Lorsqu’on parle des « sources » du Coran, on pense spontanément aux écrits talmudiques et syriaques ainsi qu’aux livres apocryphes de la Bible. Mais qu’en est-il des textes grecs ? Ont-ils exercé une influence sur le Coran ? L’idée que le texte sacré des musulmans serait étranger à la Grèce Antique est fortement enracinée dans les esprits, mais elle « ne résiste pas à un examen approfondi du texte »1. En réalité, de nombreux passages du Coran présentent des similitudes avec la mythologie et la philosophie grecque. C’est ce qu’a montré notamment l’écrivain sénégalais Oumar Sankharé dans son ouvrage Le Coran et la culture grecque, qui lui a valu quelques ennuis dans son pays d’origine2.

Les Arabes et les Grecs

La question se pose alors de savoir comment les écrits grecs ont pu trouver leur chemin jusqu’au Coran. Avant toute chose, l’influence des écrits grecs sur le Coran s’est probablement réalisée de manière indirecte : il ne s’agit pas de dire que le(s) rédacteur(s) du Coran étaient des lecteurs de Platon ou de Xénophon. Il faut plutôt envisager que certaines traditions grecques, elles-mêmes reprises par les chrétiens, s’étaient disséminées par la voie orale dans une grande partie du Proche-Orient, y compris en Arabie.

Le portrait d’une Arabie préislamique comme une « coquille vide » isolée du reste du monde est une construction fictive qui date de la période abbasside. Le motif apologétique est évident : il s’agissait alors de répondre aux accusations d’influences extérieures portées contre le Coran3. Cependant, cette image est démentie par les travaux archéologiques et épigraphiques menés par les historiens, qui montrent que la péninsule était pleinement intégrée aux dynamiques culturelles et religieuses du Proche-Orient antique. En particulier, de nombreux indices suggèrent que la culture et la langue grecques étaient connues des Arabes avant l’islam – en particulier chez les chrétiens. Avec le syriaque, le grec était une langue des Églises orientales – c’était aussi la langue officielle de l’empire byzantin. L’archéologue Leah Di Segni note ainsi que « le grec était la langue écrite qui dominait à la fin de l’Antiquité en Palestine et en Arabie, en particulier chez les chrétiens, qui composaient la majorité de la population dans la région dès la fin du 6e siècle »4. Il existe en outre de nombreuses preuves que l’usage du grec était répandu en Arabie, non seulement dans les villes, mais également dans le désert5. En témoignent, par exemple, les inscriptions bilingues arabe/grec et même grec/araméen découvertes dans la péninsule6. On rappellera également que le Coran comporte des mots empruntés au grec7, ce qui vient conforter l’hypothèse que le milieu coranique était ouvert aux influences de la langue. Dès lors, il n’est guère étonnant de retrouver, à l’intérieur du Coran, des idées et des thèmes issus des textes mythologiques et philosophiques grecs. Nous verrons plusieurs exemples de ce type dans les prochains épisodes.

Références

1↑ Michel Cuypers & Geneviève Gobillot, Idées reçues sur le Coran, entre tradition islamique et lecture moderne, Le Cavalier Bleu, 2014, p. 71.

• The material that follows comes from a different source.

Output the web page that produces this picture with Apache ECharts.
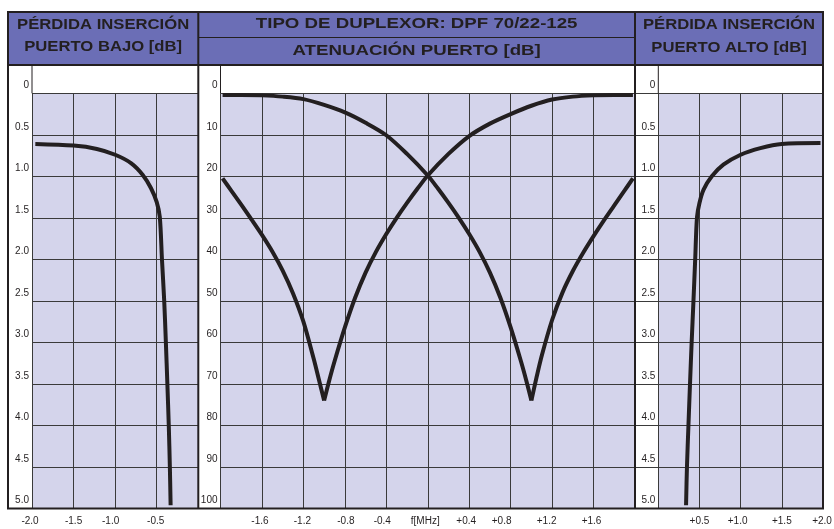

2↑ Oumar Sankharé, Le Coran et la culture grecque, L’Harmattan, 2014.

3↑ Juan Cole, « Muhammad and Justinian: Roman Legal Traditions and the Qur’an », Journal of Near Eastern Studies, vol. 79 (2), 2020, p. 188.

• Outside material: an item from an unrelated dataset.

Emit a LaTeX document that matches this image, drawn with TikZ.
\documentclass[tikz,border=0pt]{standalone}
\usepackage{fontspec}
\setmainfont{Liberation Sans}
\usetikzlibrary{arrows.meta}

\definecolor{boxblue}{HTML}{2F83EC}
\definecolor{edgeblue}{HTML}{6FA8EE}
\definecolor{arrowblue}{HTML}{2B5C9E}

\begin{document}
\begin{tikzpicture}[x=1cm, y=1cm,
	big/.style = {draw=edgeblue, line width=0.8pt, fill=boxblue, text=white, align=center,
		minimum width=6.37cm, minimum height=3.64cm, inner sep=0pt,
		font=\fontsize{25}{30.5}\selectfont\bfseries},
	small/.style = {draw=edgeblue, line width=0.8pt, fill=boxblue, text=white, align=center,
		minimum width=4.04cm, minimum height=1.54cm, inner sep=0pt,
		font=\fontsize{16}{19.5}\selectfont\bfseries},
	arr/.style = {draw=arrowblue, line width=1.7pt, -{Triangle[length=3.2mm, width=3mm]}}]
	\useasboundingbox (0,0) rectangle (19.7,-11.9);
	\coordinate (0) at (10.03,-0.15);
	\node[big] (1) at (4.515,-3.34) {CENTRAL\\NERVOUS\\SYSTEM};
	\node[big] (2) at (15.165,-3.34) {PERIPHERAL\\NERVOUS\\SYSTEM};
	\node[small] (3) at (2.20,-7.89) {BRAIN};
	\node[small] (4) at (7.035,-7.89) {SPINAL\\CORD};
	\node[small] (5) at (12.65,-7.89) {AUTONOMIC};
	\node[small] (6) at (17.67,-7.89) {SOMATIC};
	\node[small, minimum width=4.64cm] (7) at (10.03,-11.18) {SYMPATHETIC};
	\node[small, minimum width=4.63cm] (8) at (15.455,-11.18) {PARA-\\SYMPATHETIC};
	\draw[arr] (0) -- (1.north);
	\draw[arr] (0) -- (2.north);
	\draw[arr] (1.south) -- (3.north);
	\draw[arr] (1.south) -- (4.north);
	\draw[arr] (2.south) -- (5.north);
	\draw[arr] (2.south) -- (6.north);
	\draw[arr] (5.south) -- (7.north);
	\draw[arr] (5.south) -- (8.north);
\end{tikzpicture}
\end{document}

4↑ Leah Di Segni, « Greek Inscriptions in Transition from the Byzantine to the Early Islamic Period », in Hannah M. Cotton et al. (eds.), From Hellenism to Islam: Cultural and Linguistic Change in the Roman Near East, Cambridge University Press, 2009, p. 356.

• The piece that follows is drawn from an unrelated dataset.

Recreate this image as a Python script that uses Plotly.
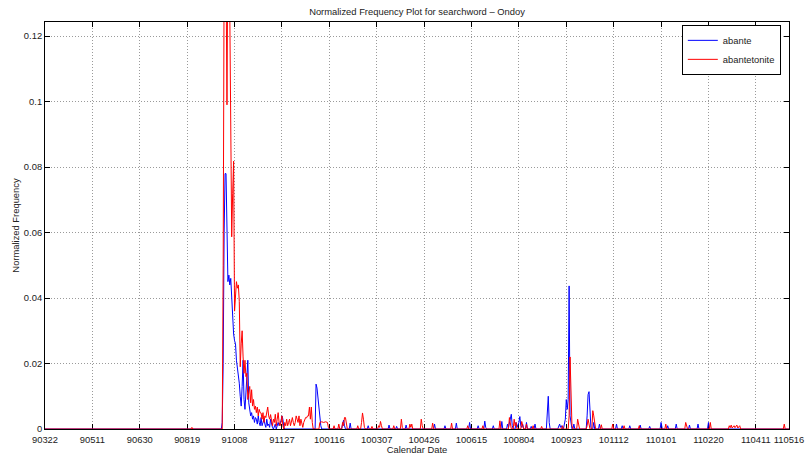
import plotly.graph_objects as go

# Day offsets from 2009-03-22 (x) and normalized frequency values (y)
abante_day = [0, 186, 187, 188, 189, 190, 191, 192, 193, 194, 195, 196, 197, 198, 199, 200,
              201, 202, 203, 204, 205, 206, 207, 208, 209, 210, 211, 212, 213, 214, 215, 216,
              217, 218, 219, 220, 221, 222, 223, 224, 225, 226, 227, 228, 229, 230, 231, 232,
              233, 234, 235, 236, 237, 238, 239, 240, 241, 243, 244, 246, 247, 249, 250, 251,
              252, 253, 285, 286, 287, 288, 289, 290, 291, 292, 313, 314, 315, 316, 317, 321,
              322, 323, 340, 341, 342, 362, 363, 364, 370, 371, 372, 380, 381, 382, 410, 411,
              412, 421, 422, 423, 433, 434, 435, 447, 448, 449, 456, 457, 458, 463, 464, 465,
              466, 472, 473, 474, 481, 482, 483, 487, 488, 489, 490, 491, 492, 493, 494, 496,
              497, 498, 500, 501, 502, 503, 504, 505, 507, 508, 509, 512, 513, 514, 516, 517,
              518, 529, 530, 531, 532, 533, 541, 542, 543, 544, 545, 546, 547, 548, 549, 550,
              551, 552, 553, 554, 555, 556, 557, 558, 559, 571, 572, 573, 574, 575, 576, 577,
              578, 579, 580, 584, 585, 586, 602, 603, 604, 608, 609, 610, 616, 617, 618, 627,
              628, 629, 637, 638, 639, 649, 650, 651, 652, 656, 657, 658, 665, 666, 667, 679,
              680, 681, 688, 689, 690, 699, 700, 701, 785]
abante_val = [0, 0, 0.002, 0.02, 0.06, 0.078, 0.078, 0.058, 0.045, 0.047, 0.044, 0.046, 0.039,
              0.034, 0.029, 0.027, 0.026, 0.021, 0.019, 0.016, 0.014, 0.010, 0.007, 0.013, 0.021,
              0.009, 0.006, 0.011, 0.017, 0.021, 0.008, 0.006, 0.004, 0.005, 0.003, 0.004, 0.002,
              0.0035, 0.003, 0.0015, 0.004, 0.002, 0.001, 0.0035, 0.001, 0.002, 0.003, 0.0015,
              0.0005, 0.003, 0.001, 0.0015, 0.0005, 0.003, 0.001, 0.0005, 0, 0.0015, 0, 0.002,
              0.001, 0.0025, 0.004, 0.003, 0.0005, 0, 0, 0.0137, 0.0125, 0.009, 0.0053, 0.003,
              0.001, 0, 0, 0.0015, 0.0027, 0.001, 0, 0, 0.0018, 0, 0, 0.001, 0, 0, 0.0012, 0,
              0, 0.0008, 0, 0, 0.0012, 0, 0, 0.0015, 0, 0, 0.001, 0, 0, 0.0018, 0, 0, 0.002, 0,
              0, 0.001, 0, 0, 0.0024, 0.0005, 0, 0, 0.001, 0, 0, 0.0023, 0, 0, 0.0015, 0.0005,
              0.002, 0.0035, 0.0045, 0.001, 0, 0, 0.002, 0.0005, 0.002, 0.0038, 0.001, 0.0005,
              0.0015, 0, 0, 0.002, 0, 0, 0.0008, 0, 0, 0.0015, 0, 0, 0.004, 0.010, 0.002, 0, 0,
              0.0008, 0.0015, 0.0005, 0.001, 0, 0, 0.0015, 0.003, 0.009, 0.006, 0.009, 0.0437,
              0.004, 0.001, 0, 0, 0.0015, 0, 0, 0.004, 0.0105, 0.0114, 0.003, 0.0005, 0, 0,
              0.002, 0, 0, 0.0015, 0, 0, 0.0015, 0, 0, 0.001, 0, 0, 0.001, 0, 0, 0.0012, 0, 0,
              0.0008, 0, 0, 0.002, 0.0005, 0, 0, 0.001, 0, 0, 0.0015, 0, 0, 0.0012, 0, 0,
              0.0015, 0, 0, 0.002, 0, 0]

abantetonite_day = [0, 154, 155, 156, 187, 188, 189, 190, 191, 192, 193, 194, 195, 196, 197, 198,
                    199, 200, 201, 202, 203, 204, 205, 206, 207, 208, 209, 210, 211, 212, 213,
                    214, 215, 216, 217, 218, 219, 220, 221, 222, 223, 224, 225, 226, 227, 228,
                    229, 230, 231, 232, 233, 234, 235, 236, 237, 238, 239, 240, 241, 242, 243,
                    244, 245, 246, 247, 248, 249, 250, 251, 252, 253, 254, 255, 256, 257, 258,
                    259, 260, 261, 262, 263, 264, 265, 266, 267, 268, 269, 270, 271, 272, 273,
                    274, 275, 276, 277, 278, 279, 280, 281, 282, 283, 289, 290, 292, 294, 296,
                    298, 299, 300, 304, 305, 306, 309, 310, 311, 313, 314, 315, 316, 317, 318,
                    319, 329, 330, 331, 333, 334, 335, 336, 337, 338, 344, 345, 346, 351, 352,
                    353, 354, 355, 356, 367, 368, 369, 375, 376, 377, 378, 384, 385, 386, 387,
                    388, 396, 397, 398, 399, 408, 409, 410, 428, 429, 430, 445, 446, 447, 461,
                    462, 463, 479, 480, 481, 489, 490, 491, 492, 494, 495, 496, 497, 498, 502,
                    503, 504, 505, 507, 508, 509, 514, 515, 516, 523, 524, 525, 545, 546, 547,
                    552, 553, 554, 555, 556, 557, 561, 562, 563, 564, 571, 572, 573, 574, 575,
                    577, 578, 579, 580, 581, 586, 587, 588, 598, 599, 600, 610, 611, 612, 626,
                    627, 628, 654, 655, 656, 675, 676, 677, 678, 701, 702, 703, 721, 722, 723,
                    724, 725, 727, 728, 730, 731, 733, 734, 779, 780, 781, 785]
abantetonite_val = [0, 0, 0.0005, 0, 0, 0.05, 0.14, 0.16, 0.14, 0.099, 0.15, 0.16, 0.13, 0.085,
                    0.0587, 0.072, 0.0818, 0.036, 0.040, 0.045, 0.043, 0.044, 0.039, 0.019,
                    0.026, 0.030, 0.022, 0.017, 0.021, 0.016, 0.017, 0.009, 0.011, 0.013, 0.008,
                    0.012, 0.007, 0.009, 0.006, 0.007, 0.005, 0.0067, 0.004, 0.006, 0.005,
                    0.0049, 0.003, 0.005, 0.002, 0.004, 0.0035, 0.006, 0.0067, 0.004, 0.003,
                    0.0044, 0.002, 0.001, 0.003, 0.002, 0.0045, 0.001, 0.003, 0.005, 0.002,
                    0.001, 0.002, 0.004, 0.001, 0, 0.002, 0.001, 0.003, 0.001, 0.002, 0.003,
                    0.001, 0.002, 0.0035, 0.002, 0.001, 0.002, 0.004, 0.003, 0.002, 0.004,
                    0.001, 0.003, 0.002, 0.0005, 0.002, 0.003, 0.0035, 0.0034, 0.004, 0.004,
                    0.0067, 0.003, 0.0067, 0.002, 0, 0, 0.002, 0.0022, 0.002, 0.0022, 0.002,
                    0.0005, 0, 0, 0.001, 0, 0, 0.0015, 0, 0, 0.002, 0.001, 0.0035, 0.0035,
                    0.001, 0, 0, 0.001, 0, 0, 0.002, 0.0049, 0.003, 0.0005, 0, 0, 0.0008, 0, 0,
                    0.001, 0.0005, 0.0023, 0.001, 0, 0, 0.001, 0, 0, 0.003, 0.0005, 0, 0, 0.0015,
                    0.0005, 0.0015, 0, 0, 0.003, 0.001, 0, 0, 0.0018, 0, 0, 0.0018, 0, 0, 0.001,
                    0, 0, 0.001, 0, 0, 0.0025, 0, 0, 0.0035, 0.001, 0, 0, 0.003, 0.001, 0.002, 0,
                    0, 0.0023, 0.001, 0, 0, 0.0015, 0, 0, 0.001, 0, 0, 0.0008, 0, 0, 0.001, 0, 0,
                    0.004, 0.022, 0.008, 0.001, 0, 0, 0.003, 0.001, 0, 0, 0.001, 0.003, 0.001, 0,
                    0, 0.0056, 0.004, 0.001, 0, 0, 0.0013, 0, 0, 0.0015, 0, 0, 0.001, 0, 0, 0.001,
                    0, 0, 0.0015, 0, 0, 0.002, 0.0005, 0, 0, 0.002, 0, 0, 0.001, 0.0004, 0.0012,
                    0.0003, 0.001, 0.0004, 0.0012, 0.0003, 0.001, 0, 0, 0.0015, 0, 0]

tick_days = [0, 50, 100, 150, 200, 250, 300, 350, 400, 450, 500, 550, 600, 650, 700, 750, 785]
tick_labels = ["90322", "90511", "90630", "90819", "91008", "91127", "100116", "100307",
               "100426", "100615", "100804", "100923", "101112", "110101", "110220", "110411",
               "110516"]
y_ticks = [0, 0.02, 0.04, 0.06, 0.08, 0.1, 0.12]
y_tick_labels = ["0", "0.02", "0.04", "0.06", "0.08", "0.1", "0.12"]

fig = go.Figure()
fig.add_trace(go.Scatter(x=abante_day, y=abante_val, mode="lines", name="abante",
                         line=dict(color="#0000ff", width=1)))
fig.add_trace(go.Scatter(x=abantetonite_day, y=abantetonite_val, mode="lines", name="abantetonite",
                         line=dict(color="#ff0000", width=1)))

W, H = 805, 455
FS = 9.4
font = "Liberation Sans, Arial, Helvetica, sans-serif"
fig.update_layout(
    width=W, height=H,
    margin=dict(l=45, r=16, t=22, b=26, autoexpand=False),
    paper_bgcolor="white", plot_bgcolor="white",
    font=dict(family=font, size=FS, color="#222"),
    title=dict(text="Normalized Frequency Plot for searchword \u2013 Ondoy",
               x=(45 + (W - 16)) / 2 / W, xanchor="center", y=1 - 11.7 / H, yanchor="middle",
               font=dict(size=FS, color="#222")),
    showlegend=True,
    legend=dict(x=0.989, y=0.993, xanchor="right", yanchor="top",
                bordercolor="black", borderwidth=1, bgcolor="white",
                font=dict(size=FS, color="#222"), tracegroupgap=0, itemwidth=30),
)
grid_dash = "1px,2px"
fig.update_xaxes(range=[0, 785], tickvals=tick_days, ticktext=tick_labels,
                 automargin=False, ticklabeloverflow="allow", tickangle=0,
                 ticklabelstandoff=2,
                 showline=True, linecolor="black", linewidth=1, mirror="ticks",
                 ticks="inside", ticklen=5, tickcolor="black",
                 showgrid=True, gridcolor="#9a9a9a", griddash=grid_dash, gridwidth=1,
                 zeroline=False, layer="below traces",
                 title=dict(text="Calendar Date", standoff=1, font=dict(size=FS)),
                 tickfont=dict(size=FS))
fig.update_yaxes(range=[0, 0.1243], tickvals=y_ticks, ticktext=y_tick_labels,
                 automargin=False,
                 showline=True, linecolor="black", linewidth=1, mirror="ticks",
                 ticks="inside", ticklen=5, tickcolor="black",
                 showgrid=True, gridcolor="#9a9a9a", griddash=grid_dash, gridwidth=1,
                 zeroline=False, layer="below traces",
                 title=dict(text="Normalized Frequency", standoff=2, font=dict(size=FS)),
                 tickfont=dict(size=FS))

# remove the browser's default 8px body margin so the figure fills the window exactly
fig.write_html("out.html", config={"displayModeBar": False},
               post_script="document.body.style.margin='0';document.body.style.overflow='hidden';")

5↑ Mohsen Gourdazi, « Peering Behind the Lines », Harvard Theological Review, vol. 113 (3), 2020, p. 433.

6↑ Pierre-Louis Gatier, « Les Jafnides dans l’epigraphie grecque au VIe siècle » in Denis Genequand & Christian J. Robin (eds.), Les Jafnides: Des rois arabes au service de Byzance (VIe siècle de l’ère chrétienne), Éditions de Boccard, 2015, pp. 193-222 ; Ahmad al-Jallad & Ali al-Manaser, « New Epigraphica from Jordan I: A Pre-Islamic Arabic Inscription in Greek Letters and a Greek Inscription from North-Eastern Jordan », Arabian Epigraphic Notes, vol. 1, 2015, pp. 51-70 ; id., « New Epigraphica from Jordan II: Three Safaitic-Greek Partial Bilingual Inscriptions », vol. 2, 2016, pp. 55-66.

7↑ Arthur Jeffery, The Foreign Vocabulary of the Qur’an, Brill, 2007 (première édition : 1937), passim.